Creative Commons License

EĞİTMEN A., Bulut I., Aygun R. C., Gunduz A. B., Seyrekbasan O., YAVUZ A. G.

SECURITY AND COMMUNICATION NETWORKS, vol.2020, 2020 (SCI-Expanded) identifier identifier

  • Publication Type: Article / Article
  • Volume: 2020
  • Publication Date: 2020
  • Doi Number: 10.1155/2020/6726147
  • Journal Indexes: Science Citation Index Expanded (SCI-EXPANDED), Scopus, Aerospace Database, Applied Science & Technology Source, Communication Abstracts, Compendex, INSPEC, Metadex, Directory of Open Access Journals, Civil Engineering Abstracts
  • Yıldız Technical University Affiliated: Yes


Android malware detection is an important research topic in the security area. There are a variety of existing malware detection models based on static and dynamic malware analysis. However, most of these models are not very successful when it comes to evasive malware detection. In this study, we aimed to create a malware detection model based on a natural language model called skip-gram to detect evasive malware with the highest accuracy rate possible. In order to train and test our proposed model, we used an up-to-date malware dataset called Argus Android Malware Dataset (AMD) since the AMD contains various evasive malware families and detailed information about them. Meanwhile, for the benign samples, we used Comodo Android Benign Dataset. Our proposed model starts with extracting skip-gram-based features from instruction sequences of Android applications. Then it applies several machine learning algorithms to classify samples as benign or malware. We tested our proposed model with two different scenarios. In the first scenario, the random forest-based classifier performed with 95.64% detection accuracy on the entire dataset and 95% detection accuracy against evasive only samples.

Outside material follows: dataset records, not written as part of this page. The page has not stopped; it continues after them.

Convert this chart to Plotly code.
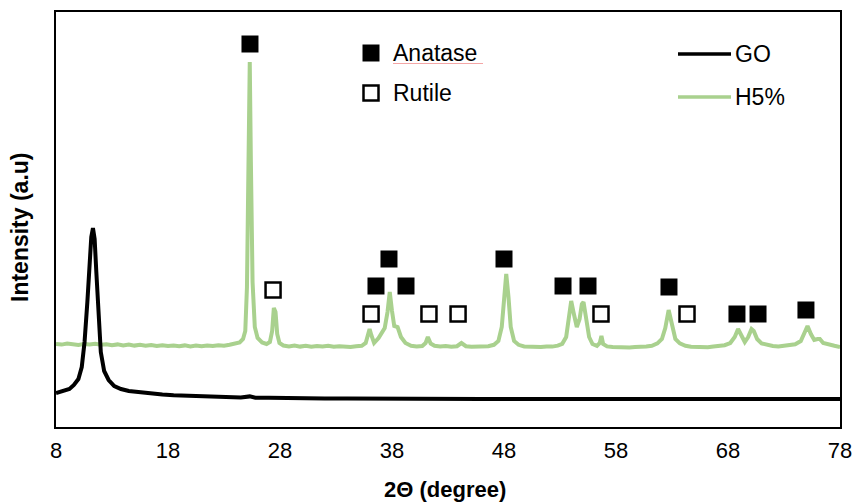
import plotly.graph_objects as go

# ---- XRD patterns (2θ in degrees, intensity in arbitrary units) ----
go_2theta = [8.0, 8.4, 8.8, 9.2, 9.6, 10.0, 10.3, 10.55, 10.8, 11.0, 11.15, 11.3,
             11.45, 11.6, 11.8, 12.0, 12.3, 12.7, 13.2, 13.8, 14.5, 15.5, 16.5,
             17.5, 18.5, 19.5, 20.5, 21.5, 22.5, 23.5, 24.5, 25.3, 25.8, 27.0,
             28.5, 30.0, 32.0, 34.0, 36.0, 38.0, 40.0, 42.0, 44.0, 46.0, 48.0,
             50.0, 52.0, 54.0, 56.0, 58.0, 60.0, 62.0, 64.0, 66.0, 68.0, 70.0,
             72.0, 74.0, 76.0, 78.0]
go_intensity = [340, 350, 362, 380, 420, 480, 600, 850, 1250, 1650, 1900, 1990,
                1880, 1550, 1100, 750, 560, 470, 410, 380, 360, 346, 334,
                326, 318, 313, 307, 304, 300, 301, 296, 306, 293, 292,
                288, 287, 285, 284, 282, 283, 281, 280, 281, 279, 281,
                280, 279, 280, 279, 280, 278, 280, 279, 280, 279, 280,
                279, 280, 279, 280]

h5_2theta = [8.0, 8.5, 9.0, 9.5, 10.0, 10.5, 11.0, 11.5, 12.0, 12.5, 13.0, 13.5,
             14.0, 14.5, 15.0, 15.5, 16.0, 16.5, 17.0, 17.5, 18.0, 18.5, 19.0,
             19.5, 20.0, 20.5, 21.0, 21.5, 22.0, 22.5, 23.0, 23.5, 24.0, 24.4,
             24.7, 24.9, 25.05, 25.2, 25.3, 25.4, 25.55, 25.75, 26.0, 26.4, 26.8,
             27.1, 27.3, 27.45, 27.6, 27.75, 27.95, 28.3, 28.8, 29.3, 29.8, 30.3,
             30.8, 31.3, 31.8, 32.3, 32.8, 33.3, 33.8, 34.3, 34.8, 35.3, 35.65,
             35.85, 36.0, 36.15, 36.4, 36.8, 37.1, 37.35, 37.6, 37.8, 38.0, 38.2,
             38.5, 38.8, 39.2, 39.7, 40.2, 40.7, 41.0, 41.2, 41.45, 41.8, 42.3,
             42.8, 43.3, 43.8, 44.2, 44.6, 45.1, 45.6, 46.1, 46.6, 47.1, 47.5,
             47.8, 48.0, 48.2, 48.4, 48.6, 48.9, 49.3, 49.8, 50.3, 50.8, 51.3,
             51.8, 52.3, 52.8, 53.2, 53.55, 53.8, 54.0, 54.2, 54.5, 54.75, 54.95,
             55.1, 55.3, 55.6, 55.9, 56.3, 56.55, 56.7, 56.85, 57.2, 57.7, 58.2,
             58.7, 59.2, 59.7, 60.2, 60.7, 61.2, 61.7, 62.1, 62.4, 62.7, 63.0,
             63.3, 63.7, 64.2, 64.7, 65.2, 65.7, 66.2, 66.7, 67.2, 67.7, 68.2,
             68.6, 68.9, 69.2, 69.5, 69.8, 70.1, 70.3, 70.6, 71.0, 71.5, 72.0,
             72.5, 73.0, 73.5, 74.0, 74.5, 74.8, 75.1, 75.4, 75.7, 76.0, 76.2,
             76.5, 77.0, 77.5, 78.0]
h5_intensity = [830, 824, 834, 826, 820, 830, 824, 832, 822, 828, 818, 826,
                816, 824, 814, 822, 812, 820, 810, 818, 810, 816, 808,
                816, 806, 814, 808, 816, 810, 818, 812, 822, 830, 846,
                880, 960, 1400, 2600, 3650, 2650, 1450, 1000, 890, 845, 830,
                850, 960, 1190, 1150, 930, 840, 815, 806, 814, 804, 812,
                802, 810, 804, 812, 802, 808, 804, 800, 808, 812, 840,
                930, 980, 920, 840, 890, 950, 990, 1150, 1350, 1160, 1010,
                1000, 900, 840, 812, 806, 810, 840, 900, 835, 812, 804,
                810, 802, 808, 840, 808, 802, 806, 800, 808, 822, 860,
                1000, 1300, 1530, 1300, 1000, 860, 822, 806, 802, 806, 800,
                806, 804, 814, 832, 900, 1120, 1260, 1150, 1000, 1080, 1230,
                1250, 1100, 900, 830, 812, 840, 910, 830, 806, 800, 796,
                802, 796, 800, 798, 806, 812, 836, 880, 990, 1170, 1000,
                880, 836, 812, 802, 798, 804, 798, 806, 808, 818, 840,
                900, 980, 920, 850, 900, 980, 960, 880, 836, 818, 810,
                806, 810, 814, 828, 860, 930, 1010, 930, 870, 880, 880,
                840, 822, 812, 800]

# Phase markers placed above the reflections
anatase_2theta = [25.32, 36.57, 37.73, 39.25, 48.0, 53.27, 55.5, 62.73, 68.8, 70.68, 74.96]
anatase_y = [3830, 1410, 1680, 1410, 1680, 1410, 1410, 1400, 1130, 1130, 1170]
rutile_2theta = [27.38, 36.13, 41.3, 43.9, 56.66, 64.34]
rutile_y = [1370, 1130, 1130, 1130, 1130, 1130]

x_ticks = [8, 18, 28, 38, 48, 58, 68, 78]

GREEN = "#A9D18E"
FONT = "Liberation Sans, Arial, sans-serif"

fig = go.Figure()
fig.add_trace(go.Scatter(x=h5_2theta, y=h5_intensity, mode="lines", name="H5%",
                         line=dict(color=GREEN, width=4)))
fig.add_trace(go.Scatter(x=go_2theta, y=go_intensity, mode="lines", name="GO",
                         line=dict(color="black", width=4)))
fig.add_trace(go.Scatter(x=anatase_2theta, y=anatase_y, mode="markers", name="Anatase",
                         marker=dict(symbol="square", size=17, color="black")))
fig.add_trace(go.Scatter(x=rutile_2theta, y=rutile_y, mode="markers", name="Rutile",
                         marker=dict(symbol="square-open", size=15, color="black",
                                     line=dict(width=2.5, color="black"))))

# plot-area geometry in pixels (for placing the in-plot key)
L, R, T, B = 56, 840, 12, 427


def px(xp):
    return (xp - L) / (R - L)


def py(yp):
    return (B - yp) / (B - T)


shapes = [
    # phase key
    dict(type="rect", xref="paper", yref="paper", x0=px(362.5), x1=px(379.5),
         y0=py(61.5), y1=py(44.5), fillcolor="black", line=dict(width=0)),
    dict(type="rect", xref="paper", yref="paper", x0=px(363.5), x1=px(378.5),
         y0=py(100.5), y1=py(85.5), fillcolor="white", line=dict(width=2.5, color="black")),
    dict(type="line", xref="paper", yref="paper", x0=px(393), x1=px(483),
         y0=py(63.5), y1=py(63.5), line=dict(width=1, color="#F4A6A6")),
    # series key
    dict(type="line", xref="paper", yref="paper", x0=px(678), x1=px(731),
         y0=py(54), y1=py(54), line=dict(width=3.5, color="black")),
    dict(type="line", xref="paper", yref="paper", x0=px(678), x1=px(731),
         y0=py(97), y1=py(97), line=dict(width=3.5, color=GREEN)),
]

key_font = dict(family=FONT, size=23, color="black")
annotations = [
    dict(text="Anatase", x=px(391), y=py(53), xanchor="left", yanchor="middle"),
    dict(text="Rutile", x=px(391), y=py(93), xanchor="left", yanchor="middle"),
    dict(text="GO", x=px(733), y=py(54), xanchor="left", yanchor="middle"),
    dict(text="H5%", x=px(733), y=py(97), xanchor="left", yanchor="middle"),
]
for a in annotations:
    a.update(xref="paper", yref="paper", showarrow=False, font=key_font)

annotations += [
    dict(text="2Θ (degree)", x=px(445), y=py(489), xref="paper", yref="paper",
         xanchor="center", yanchor="middle", showarrow=False,
         font=dict(family=FONT, size=22, color="black", weight="bold")),
    dict(text="Intensity (a.u)", x=px(20), y=py(227), xref="paper", yref="paper",
         xanchor="center", yanchor="middle", showarrow=False, textangle=-90,
         font=dict(family=FONT, size=23, color="black", weight="bold")),
]

fig.update_layout(
    width=855, height=502,
    margin=dict(l=L, r=855 - R, t=T, b=502 - B),
    paper_bgcolor="white", plot_bgcolor="white",
    showlegend=False,
    shapes=shapes, annotations=annotations,
    font=dict(family=FONT, color="black"),
)
fig.update_xaxes(range=[8, 78], tickvals=x_ticks, ticktext=[str(t) for t in x_ticks],
                 showgrid=False, zeroline=False, showline=True, linecolor="black",
                 linewidth=2, mirror=True, ticks="", tickfont=dict(family=FONT, size=22),
                 ticklabelstandoff=3, automargin=False)
fig.update_yaxes(range=[0, 4150], showticklabels=False, showgrid=False, zeroline=False,
                 showline=True, linecolor="black", linewidth=2, mirror=True, ticks="",
                 automargin=False)

fig.write_html("out.html")
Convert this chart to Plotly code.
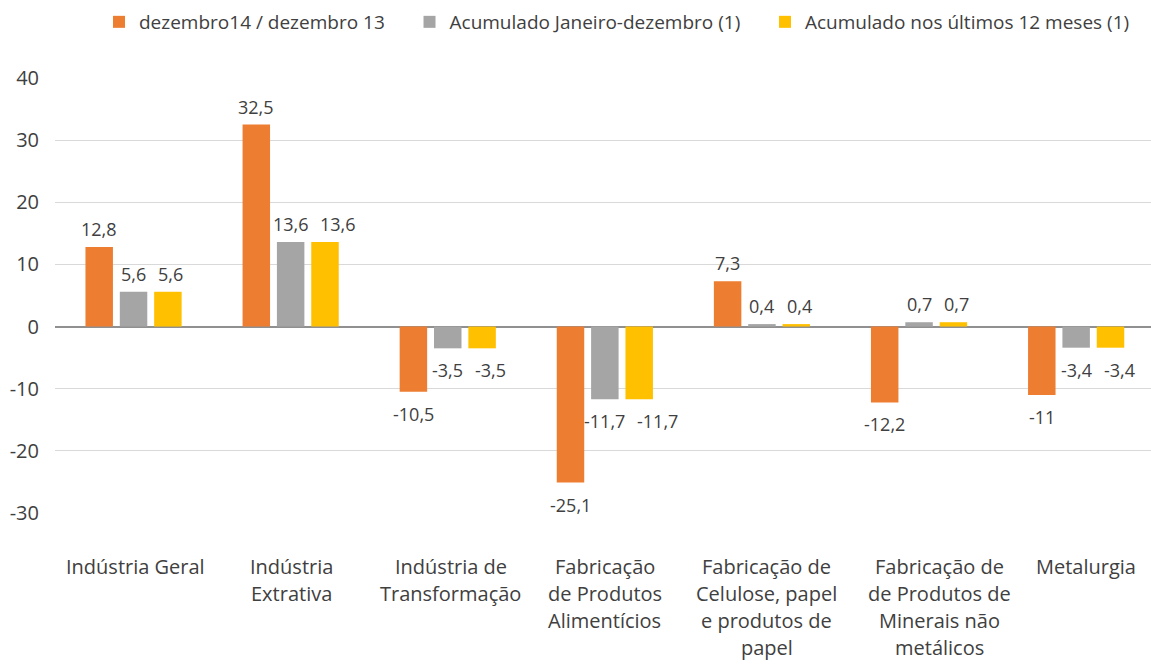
import plotly.graph_objects as go

categories = ["Indústria Geral", "Indústria<br>Extrativa", "Indústria de<br>Transformação",
              "Fabricação<br>de Produtos<br>Alimentícios",
              "Fabricação de<br>Celulose, papel<br>e produtos de<br>papel",
              "Fabricação de<br>de Produtos de<br>Minerais não<br>metálicos", "Metalurgia"]
series_names = ["dezembro14 / dezembro 13", "Acumulado Janeiro-dezembro (1)",
                "Acumulado nos últimos 12 meses (1)"]
dez = [12.8, 32.5, -10.5, -25.1, 7.3, -12.2, -11]
acum_ano = [5.6, 13.6, -3.5, -11.7, 0.4, 0.7, -3.4]
acum_12m = [5.6, 13.6, -3.5, -11.7, 0.4, 0.7, -3.4]
y_ticks = [-30, -20, -10, 0, 10, 20, 30, 40]
y_ticktext = ["-30", "-20", "-10", "0", "10", "20", "30", "40"]

colors = ["#ED7D31", "#A5A5A5", "#FFC000"]
TXT = "#404040"
FONT = "Open Sans"

W, H = 1151, 664
ML, MR, MT, MB = 55, 0, 78, 151
CAT_PX = 157.1                       # category pitch in the reference
BARGAP, GROUPGAP = 0.344, 0.2
LABEL_FS = 18
CAT_LABEL_NUDGE = [2, 1, 3, 0, 5, 20, 10]   # horizontal offsets of category captions (px)
n_cat, n_ser = len(categories), len(series_names)
plot_h = H - MT - MB
px_per_unit = plot_h / (y_ticks[-1] - y_ticks[0])
x_end = (W - ML - MR) / CAT_PX - 0.5
slot_px = CAT_PX * (1 - BARGAP) / n_ser


def fmt(v):
    return f"{v:g}".replace(".", ",")


def text_w(s, fs):
    # rough Open Sans advance widths
    w = 0.0
    for ch in s:
        w += 0.25 if ch == "," else (0.32 if ch == "-" else 0.572)
    return w * fs


all_series = [dez, acum_ano, acum_12m]
fig = go.Figure()
for j, (name, vals, col) in enumerate(zip(series_names, all_series, colors)):
    fig.add_trace(go.Bar(
        x=list(range(n_cat)), y=vals, name=name + "\u00a0" * 4,
        marker=dict(color=col, line=dict(width=0)),
    ))

# data labels: centred over each bar, nudged right when neighbours would collide
for i in range(n_cat):
    prev = None
    for j in range(n_ser):
        v = all_series[j][i]
        s = fmt(v)
        w = text_w(s, LABEL_FS)
        centre = (j - (n_ser - 1) / 2) * slot_px
        if prev is not None:
            pc, pw, pv = prev
            same_row = ((pv >= 0) == (v >= 0)) and abs(pv - v) * px_per_unit < 24
            need = pc + (pw + w) / 2 + 12
            if same_row and centre < need:
                centre = need
        prev = (centre, w, v)
        fig.add_annotation(x=i, y=v, xref="x", yref="y", text=s, showarrow=False,
                           xshift=centre, yanchor="middle",
                           yshift=18 if v >= 0 else -22,
                           font=dict(size=LABEL_FS, color=TXT, family=FONT))

# category labels, one annotation per line for Excel-like line spacing
for i, cat in enumerate(categories):
    for k, line in enumerate(cat.split("<br>")):
        fig.add_annotation(x=i, y=0, xref="x", yref="paper", text=line,
                           showarrow=False, yanchor="middle",
                           xshift=CAT_LABEL_NUDGE[i],
                           yshift=-(53 + 27.3 * k),
                           font=dict(size=20, color=TXT, family=FONT))

fig.update_layout(
    width=W, height=H,
    paper_bgcolor="white", plot_bgcolor="white",
    margin=dict(l=ML, r=MR, t=MT, b=MB, autoexpand=False),
    barmode="group", bargap=BARGAP, bargroupgap=GROUPGAP,
    font=dict(family=FONT, color=TXT),
    legend=dict(orientation="h", x=0.086, xanchor="left", xref="container",
                y=0.9955, yanchor="top", yref="container",
                font=dict(size=19, color=TXT), itemwidth=30, traceorder="normal"),
    showlegend=True,
)
fig.update_xaxes(range=[-0.5, x_end], showticklabels=False,
                 showgrid=False, zeroline=False, showline=False)
fig.update_yaxes(range=[-30, 40], tickvals=y_ticks, ticktext=y_ticktext,
                 showgrid=True, gridcolor="#D9D9D9",
                 gridwidth=1, zeroline=True, zerolinecolor="#909090", zerolinewidth=2,
                 tickfont=dict(size=20, color=TXT, family=FONT), ticklabelstandoff=15)

fig.write_html("out.html", config={"displayModeBar": False},
               post_script="document.body.style.margin='0';")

In the second scenario, we created a test dataset that contained zero-day malware samples only. For the training set, we did not use any sample that belongs to the malware families in the test set. The random forest-based model performed with 37.36% accuracy rate against zero-day malware. In addition, we compared our proposed model's malware detection performance against several commercial antimalware applications using VirusTotal API. Our model outperformed 7 out of 10 antimalware applications and tied with one of them on the same test scenario.